Effects on thrombosis, haemostasis, platelet function and response variability
Pancras C. Wong
1   Thrombosis Research, Bristol-Myers Squibb Company, Pennington, New Jersey, USA
,
Carol A. Watson
1   Thrombosis Research, Bristol-Myers Squibb Company, Pennington, New Jersey, USA
,
Ji Hua
1   Thrombosis Research, Bristol-Myers Squibb Company, Pennington, New Jersey, USA
,
William A. Schumacher
1   Thrombosis Research, Bristol-Myers Squibb Company, Pennington, New Jersey, USA
,
Robert Rehfuss
1   Thrombosis Research, Bristol-Myers Squibb Company, Pennington, New Jersey, USA
› Author Affiliations
Further Information

Publication History

Received: 20 July 2008

Accepted after minor revision: 17 October 2008

Publication Date:
23 November 2017 (online)

Summary

The new P2Y12 antagonist prasugrel produces greater inhibition of ADP-induced platelet aggregation (IPA) and reduction of thrombotic events in patients versus approved doses of clopidogrel, but increases major bleeding. We examined whether IPA level or P2Y12 receptor occupancy (RO) could be optimized to better balance the efficacy and bleeding effects of these thienopyridines and reduce the response variability in rabbits. Rabbits were given three daily oral doses of clopidogrel (0.3–30 mg/ kg/d), prasugrel (0.03–10 mg/kg/d) or vehicle (n=6–40/group).
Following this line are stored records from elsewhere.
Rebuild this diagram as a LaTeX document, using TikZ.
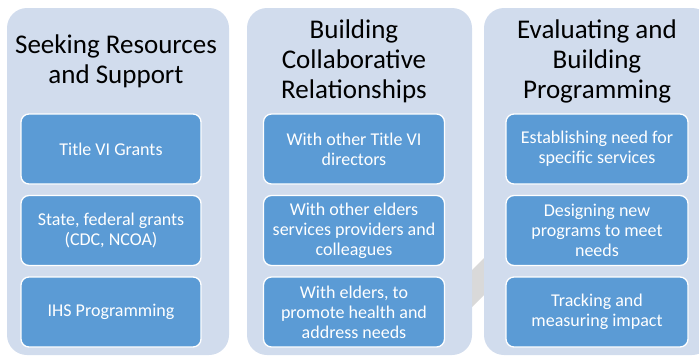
\documentclass[tikz,border=0pt]{standalone}
\usepackage{fontspec}
\setmainfont{Carlito}
\definecolor{colfill}{RGB}{209,220,237}
\definecolor{boxfill}{RGB}{91,155,213}
\definecolor{bandgray}{RGB}{217,217,217}
\tikzset{
  column/.style={fill=colfill, rounded corners=20pt},
  item/.style={draw=white, line width=1.3pt, fill=boxfill, rounded corners=8pt,
    minimum height=70pt, text=white, align=center, inner sep=2pt,
    font=\fontsize{18pt}{20pt}\selectfont},
  title/.style={align=center, text=black, font=\fontsize{27pt}{30pt}\selectfont}
}
\begin{document}
\begin{tikzpicture}[x=1pt,y=-1pt]
\useasboundingbox (0,0) rectangle (699,356);
\clip (0,0) rectangle (699,356);
% background gray band
\fill[bandgray] (455,287) -- (500,242) -- (500,279) -- (455,324) -- cycle;
% columns
\fill[column] (7,8) rectangle (229,355);
\fill[column] (247,8) rectangle (472,355);
\fill[column] (484,8) rectangle (712,355);
% titles
\node[title] (t1) at (116,61) {Seeking Resources\\and Support};
\node[title] (t2) at (354,61) {Building\\Collaborative\\Relationships};
\node[title] (t3) at (597,61) {Evaluating and\\Building\\Programming};
% column 1 boxes
\node[item, minimum width=180pt] (a1) at (111,149) {Title VI Grants};
\node[item, minimum width=180pt] (a2) at (111,230.5) {State, federal grants\\(CDC, NCOA)};
\node[item, minimum width=180pt] (a3) at (111,312) {IHS Programming};
% column 2 boxes
\node[item, minimum width=181pt] (b1) at (354,149) {With other Title VI\\directors};
\node[item, minimum width=181pt] (b2) at (354,230.5) {With other elders\\services providers and\\colleagues};
\node[item, minimum width=181pt] (b3) at (354,312) {With elders, to\\promote health and\\address needs};
% column 3 boxes
\node[item, minimum width=182pt] (c1) at (597,149) {Establishing need for\\specific services};
\node[item, minimum width=182pt] (c2) at (597,230.5) {Designing new\\programs to meet\\needs};
\node[item, minimum width=182pt] (c3) at (597,312) {Tracking and\\measuring impact};
\end{tikzpicture}
\end{document}
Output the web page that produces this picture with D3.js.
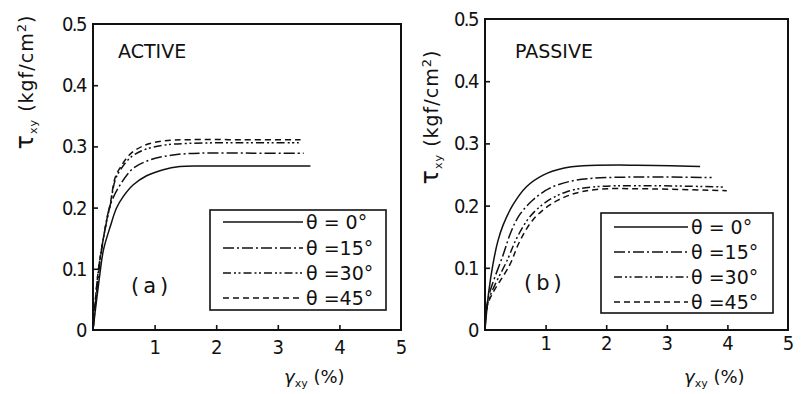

Electrically-induced carotid artery thrombosis (AT, % thrombus weight reduction), cuticle bleeding time (BT, fold-increase over control), IPA to 20 μM ADP (% inhibition of peak light transmission) and RO (% inhibition of [33P]-2MeS-ADP binding to P2Y1-blocked platelets) were determined 2–3 hours after the last dose. ED50 (doses for half-maximal effect, mg/kg/d) of AT, BT, IPA and RO were 1.6, 6.7, 1.9 and 1.4 for clopidogrel vs. 1.2, 1.9, 0.5 and 0.2 for prasugrel. IPA of 30–40% for both compounds produced the optimal balances of efficacy (AT: 50–60%) and BT of about 2-fold with significant RO of 70–80%. IPA of 50–60% achieved higher efficacy (AT: 60–80%), but with increased BT of five- to six-fold and >90% RO. Box-plot suggests no significant difference in the IPA and RO response variability between both compounds. Clopidogrel was 1.3–7 times less potent than prasugrel in rabbits, depending upon which biomarker was studied. The ratio of efficacy:bleeding was most favorable at a moderate IPA of 30% to 40%. Both compounds had similar IPA and RO response variability.